There exists infinite and disjoint sets $A_1, A_2, \ldots, A_n$ such that $\bigcup_{i=1}^n A_i = \mathbb{N}$. Is this proof using induction correct

analysiselementary-set-theoryinductionsolution-verification

For a positive integer $n>2$, show that there exists infinite sets $A_1, A_2, \ldots, A_n$ such that $A_i \cap A_j = \emptyset$ for $i \neq j$ and $\bigcup_{i=1}^n A_i = \mathbb{N} =\{1,2,3,\ldots\}$ (the $n=2$ case is given by $A_1 = \{1, 3, 5, \ldots \}$ and $A_2 = \{2, 4, 6, \ldots \}$).

This is clearly true and easily shown by taking the set of equivalence classes modulo $n$. However, I thought of another proof using induction, but I'm not certain how to formalize it. The base case is given in the problem itself, and here's my inductive step:

Given $k$ infinite disjoint sets whose union is $\mathbb{N}$, arrange them like this:
\begin{align}
i=1, \; &A_1: \; a_{11} \; a_{12} \; a_{13} \; a_{14} \ldots\\
i=2, \; &A_2: \; a_{21} \; a_{22} \; a_{23} \; a_{24} \ldots\\
i=3, \; &A_3: \; a_{31} \; a_{32} \; a_{33} \; a_{34} \ldots\\
&\vdots \\
i=k, \; &A_k: \; a_{k1} \; a_{k2} \; a_{k3} \; a_{k4} \ldots\\
i=k+1, \; &A_1: \; a_{11} \; a_{12} \; a_{13} \; a_{14} \ldots\\
i=k+2, \; &A_2: \; a_{21} \; a_{22} \; a_{23} \; a_{24} \ldots\\
&\vdots \\
\end{align}

Remove every $ii$-th element from its respective set to form new sets $A_1', A_2', \ldots, A_k'$ and put every removed element in a new set $A_{k+1}'$.

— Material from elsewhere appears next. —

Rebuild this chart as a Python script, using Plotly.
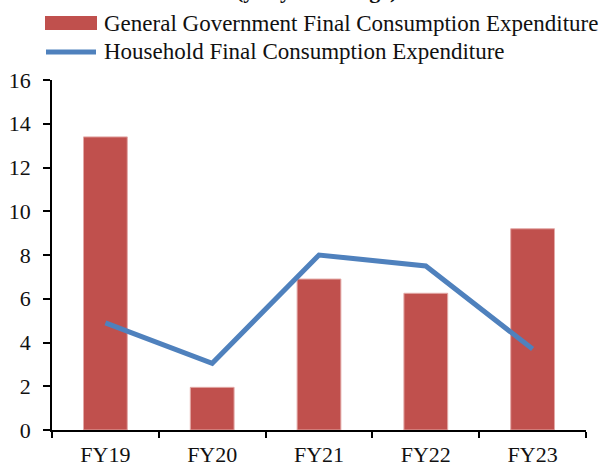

My claim is that this set is disjoint with the others, and that $\bigcup_{i=1}^{k+1} A_i' = \mathbb{N}$. However, I showed this proof to my Analysis professor, and he said it doesn't guarantee that these sets are disjoint, but I'm not sure how can I formalize this since (to me) it is pretty obvious they are disjoint. If this this form is not good enough, what would be a better one, and is my claim correct at all?

Best Answer

I also disagree with your professor, and think that the new collection of sets will still be pairwise disjoint. But this seems like one of those constructions that are pretty easy to understand conceptually, but are absolute hell to come up with a good notation for.

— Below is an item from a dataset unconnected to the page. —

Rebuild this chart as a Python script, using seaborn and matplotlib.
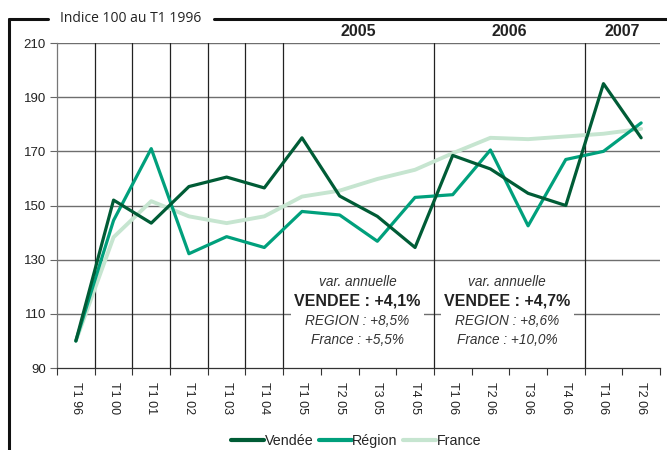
import matplotlib
matplotlib.use("Agg")
import matplotlib.pyplot as plt
import pandas as pd
import seaborn as sns
from matplotlib.lines import Line2D
from matplotlib.patches import Rectangle

# Trimestres (l'étiquette "T1 06" revient deux fois dans l'original)
TRIMESTRES = ["T1 96", "T1 00", "T1 01", "T1 02", "T1 03", "T1 04", "T1 05",
              "T2 05", "T3 05", "T4 05", "T1 06", "T2 06", "T3 06", "T4 06",
              "T1 06", "T2 06"]
VENDEE = [100, 152, 143.5, 157, 160.5, 156.5, 175, 153.5, 146, 134.5,
          168.5, 163.5, 154.5, 150, 195, 175]
REGION = [100, 144.5, 171, 132.2, 138.5, 134.5, 147.8, 146.5, 136.8, 153,
          154, 170.5, 142.5, 167, 170, 180.5]
FRANCE = [100, 138.3, 151.6, 146, 143.5, 146, 153.3, 155.5, 159.8, 163.2,
          169.3, 175, 174.5, 175.5, 176.5, 178.3]

ANNEES = ["2005", "2006", "2007"]
ANNEES_POS = [7.5, 11.5, 14.5]
SEPARATIONS = [0.5, 1.5, 2.5, 3.5, 4.5, 5.5, 9.5, 13.5]

ENCADRES = [
    {"x": 7.47, "vendee": "VENDEE : +4,1%", "region": "REGION : +8,5%",
     "france": "France : +5,5%", "x0": 5.72, "x1": 9.24},
    {"x": 11.45, "vendee": "VENDEE : +4,7%", "region": "REGION : +8,6%",
     "france": "France : +10,0%", "x0": 9.69, "x1": 13.23},
]

PALETTE = {"Vendée": "#005c36", "Région": "#00a07c", "France": "#c6e5d0"}
LARGEURS = {"Vendée": 2.3, "Région": 2.3, "France": 2.8}

pos = list(range(len(TRIMESTRES)))
df = pd.concat([
    pd.DataFrame({"pos": pos, "indice": VENDEE, "serie": "Vendée"}),
    pd.DataFrame({"pos": pos, "indice": REGION, "serie": "Région"}),
    pd.DataFrame({"pos": pos, "indice": FRANCE, "serie": "France"}),
])

sns.set_style("white")
plt.rcParams["font.family"] = ["Liberation Sans", "DejaVu Sans"]

fig = plt.figure(figsize=(6.67, 4.5), dpi=100)
ax = fig.add_axes([0.0855, 0.1822, 0.904, 0.7222])

for serie in ["France", "Région", "Vendée"]:
    sns.lineplot(data=df[df["serie"] == serie], x="pos", y="indice",
                 color=PALETTE[serie], lw=LARGEURS[serie], ax=ax,
                 zorder=5 if serie != "France" else 4)

ax.set_xlim(-0.5, len(TRIMESTRES) - 0.5)
ax.set_ylim(90, 210)
ax.set_yticks(range(90, 211, 20))
ax.set_xticks(pos)
ax.set_xticklabels(TRIMESTRES, rotation=-90, fontsize=9, color="#222")
ax.set_xticks([p - 0.5 for p in pos] + [len(pos) - 0.5], minor=True)
ax.tick_params(axis="x", which="major", length=0, pad=10)
ax.tick_params(axis="x", which="minor", length=5, width=0.8, color="#333",
               direction="out", bottom=True)
ax.tick_params(axis="y", length=5, width=0.8, color="#666", left=True,
               labelsize=9.5, labelcolor="#222", pad=3)
ax.set_xlabel("")
ax.set_ylabel("")

for v in range(110, 211, 20):
    ax.axhline(v, color="#6e6e6e", lw=1.0, zorder=1)
for s in SEPARATIONS:
    ax.axvline(s, color="#222", lw=0.9, zorder=1)

for side in ["top", "right"]:
    ax.spines[side].set_visible(False)
ax.spines["left"].set_color("#777")
ax.spines["left"].set_linewidth(0.9)
ax.spines["bottom"].set_color("#333")
ax.spines["bottom"].set_linewidth(0.9)

for a, xa in zip(ANNEES, ANNEES_POS):
    ax.text(xa, 211.5, a, ha="center", va="bottom", fontsize=11.5,
            fontweight="bold", color="#222", clip_on=False)

for e in ENCADRES:
    ax.add_patch(Rectangle((e["x0"], 95.5), e["x1"] - e["x0"], 32,
                           facecolor="white", edgecolor="none", zorder=2))
    ax.text(e["x"], 121.7, "var. annuelle", ha="center", va="center",
            fontsize=9.8, style="italic", color="#333", zorder=3)
    ax.text(e["x"], 114.8, e["vendee"], ha="center", va="center",
            fontsize=11.5, fontweight="bold", color="#222", zorder=3)
    ax.text(e["x"], 107.2, e["region"], ha="center", va="center",
            fontsize=9.8, style="italic", color="#333", zorder=3)
    ax.text(e["x"], 100.5, e["france"], ha="center", va="center",
            fontsize=9.8, style="italic", color="#333", zorder=3)

handles = [Line2D([], [], color=PALETTE[s], lw=3) for s in ["Vendée", "Région", "France"]]
fig.legend(handles, ["Vendée", "Région", "France"], loc="center",
           bbox_to_anchor=(0.534, 0.02), ncol=3, frameon=False, fontsize=10.3,
           handlelength=2.3, handletextpad=0.05, columnspacing=0.35)

# cadre autour du graphique
yf = 1 - 19 / 450
xf = 9 / 667
fig.add_artist(Line2D([xf, xf], [yf, 0], color="#111", lw=2.2))
fig.add_artist(Line2D([xf, 48 / 667], [yf, yf], color="#111", lw=2.2))
fig.add_artist(Line2D([214 / 667, 1], [yf, yf], color="#111", lw=2.2))
fig.text(60 / 667, yf, "Indice 100 au T1 1996", ha="left", va="center",
         fontsize=10.0, family=["Open Sans", "DejaVu Sans"], color="#222")

fig.savefig("out.png", dpi=100)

The down side is that I don't think it's a valid argument, if I understand it correctly as some adaptation of the standard diagonal argument. Because at your induction step you only take a finite number of elements to build your new $A'_{k+1}$! I think you gave yourself an invalid mental picture when you wrote your tableau with row $A'_{k+2}$, and then with "..." for an infinite number of rows. At each inductive step you only have $k$ rows.

You could save the argument by "wrapping the diagonal around" the finite number of rows. I.e. when extracting the values for your new row, after $A_{k,k}$ you go back up to the first row and extract $A_{1,k+1}$, then $A_{2,k+2}$, .... Basically, at step $k$ you take $1/k$ of each existing rows' elements to build your new infinite row. Maybe you had this image in your mind when you used the word 'every' in 'every $ii$-th element', but it didn't come through in your description.

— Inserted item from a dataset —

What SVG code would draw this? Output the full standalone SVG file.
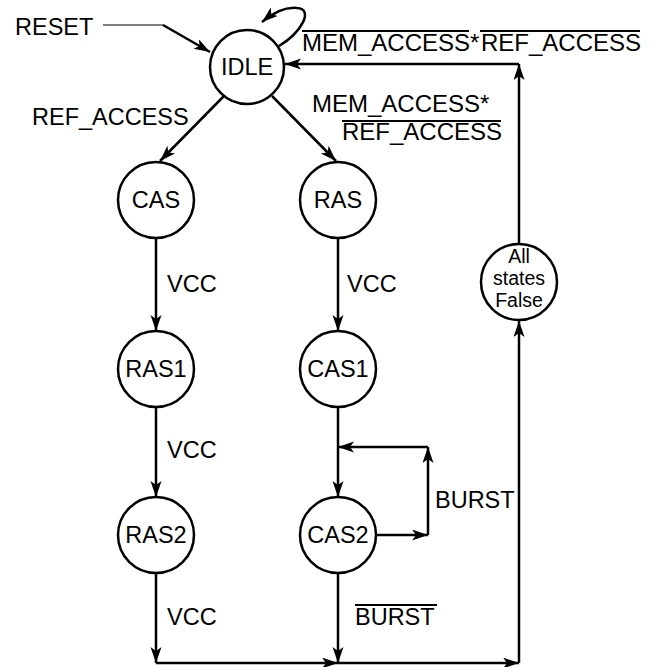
<svg xmlns="http://www.w3.org/2000/svg" width="651" height="667" viewBox="0 0 651 667">
<style>
text{font-family:"Liberation Sans",Arial,sans-serif;font-size:23.5px;fill:#000}
.big{font-size:24px}
.node circle{fill:#fff;stroke:#000;stroke-width:2.5}
.node text{text-anchor:middle}
.node text.small{font-size:19.5px}
.c{fill:none;stroke:#000;stroke-width:2.5}
.thin{fill:none;stroke:#000;stroke-width:1.2}
.ol{stroke:#000;stroke-width:2}
</style>
<defs>
<marker id="ah" markerWidth="17" markerHeight="12" refX="16" refY="5.5" orient="auto" markerUnits="userSpaceOnUse">
<path d="M0,0 L16,5.5 L0,11 L4,5.5 z" fill="#000"/>
</marker>
</defs>
<rect width="651" height="667" fill="#fff"/>
<g id="connectors">
<path class="thin" d="M103,25 L163,25"/>
<path class="c" d="M163,25 L210,52" marker-end="url(#ah)"/>
<path class="c" d="M279,46 C302,32 314,9 297,8 C286,7 274,12 262,22" marker-end="url(#ah)"/>
<path class="c" d="M224,96 L160,161" marker-end="url(#ah)"/>
<path class="c" d="M272,96 L336,161" marker-end="url(#ah)"/>
<path class="c" d="M156,238 L156,331" marker-end="url(#ah)"/>
<path class="c" d="M338,238 L338,331" marker-end="url(#ah)"/>
<path class="c" d="M156,407 L156,497" marker-end="url(#ah)"/>
<path class="c" d="M338,407 L338,497" marker-end="url(#ah)"/>
<path class="c" d="M376,535 L428,535" marker-end="url(#ah)"/>
<path class="c" d="M428,535 L428,447" marker-end="url(#ah)"/>
<path class="c" d="M428,447 L338,447" marker-end="url(#ah)"/>
<path class="c" d="M156,573 L156,663" marker-end="url(#ah)"/>
<path class="c" d="M338,573 L338,663" marker-end="url(#ah)"/>
<path class="c" d="M156,663 L338,663" marker-end="url(#ah)"/>
<path class="c" d="M338,663 L519,663" marker-end="url(#ah)"/>
<path class="c" d="M519,663 L519,321" marker-end="url(#ah)"/>
<path class="c" d="M519,244 L519,64" marker-end="url(#ah)"/>
<path class="c" d="M519,64 L285,64" marker-end="url(#ah)"/>
</g>
<g id="labels">
<text x="15" y="35">RESET</text>
<text class="big" x="302" y="51">MEM_ACCESS*</text>
<line class="ol" x1="302" y1="31" x2="469" y2="31"/>
<text class="big" x="481" y="51">REF_ACCESS</text>
<line class="ol" x1="480" y1="31" x2="640" y2="31"/>
<text x="32" y="125">REF_ACCESS</text>
<text class="big" x="312" y="112">MEM_ACCESS*</text>
<line class="ol" x1="342" y1="121" x2="501" y2="121"/>
<text class="big" x="342" y="140">REF_ACCESS</text>
<text x="167" y="292">VCC</text>
<text x="347" y="292">VCC</text>
<text x="167" y="458">VCC</text>
<text x="435" y="508">BURST</text>
<text x="167" y="625">VCC</text>
<text x="355" y="625">BURST</text>
<line class="ol" x1="355" y1="605" x2="437" y2="605"/>
</g>
<g id="IDLE" class="node"><circle cx="247" cy="67" r="37"/><text x="247" y="75">IDLE</text></g>
<g id="CAS" class="node"><circle cx="156" cy="200" r="38"/><text x="156" y="208">CAS</text></g>
<g id="RAS" class="node"><circle cx="338" cy="200" r="38"/><text x="338" y="208">RAS</text></g>
<g id="RAS1" class="node"><circle cx="156" cy="369" r="38"/><text x="156" y="377">RAS1</text></g>
<g id="CAS1" class="node"><circle cx="338" cy="369" r="38"/><text x="338" y="377">CAS1</text></g>
<g id="RAS2" class="node"><circle cx="156" cy="535" r="38"/><text x="156" y="543">RAS2</text></g>
<g id="CAS2" class="node"><circle cx="338" cy="535" r="38"/><text x="338" y="543">CAS2</text></g>
<g id="ALLFALSE" class="node"><circle cx="519" cy="282" r="38"/>
<text class="small" x="519" y="263">All</text>
<text class="small" x="519" y="285">states</text>
<text class="small" x="519" y="307">False</text></g>
</svg>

Although once you've fixed it this way, you could see that it could be even easier: At each step $k$, build a new row by taking every other element of your current first row. It's a little easier to describe this procedure, although in both constructions it'd still be a pain to write a formula for what the sequences look like.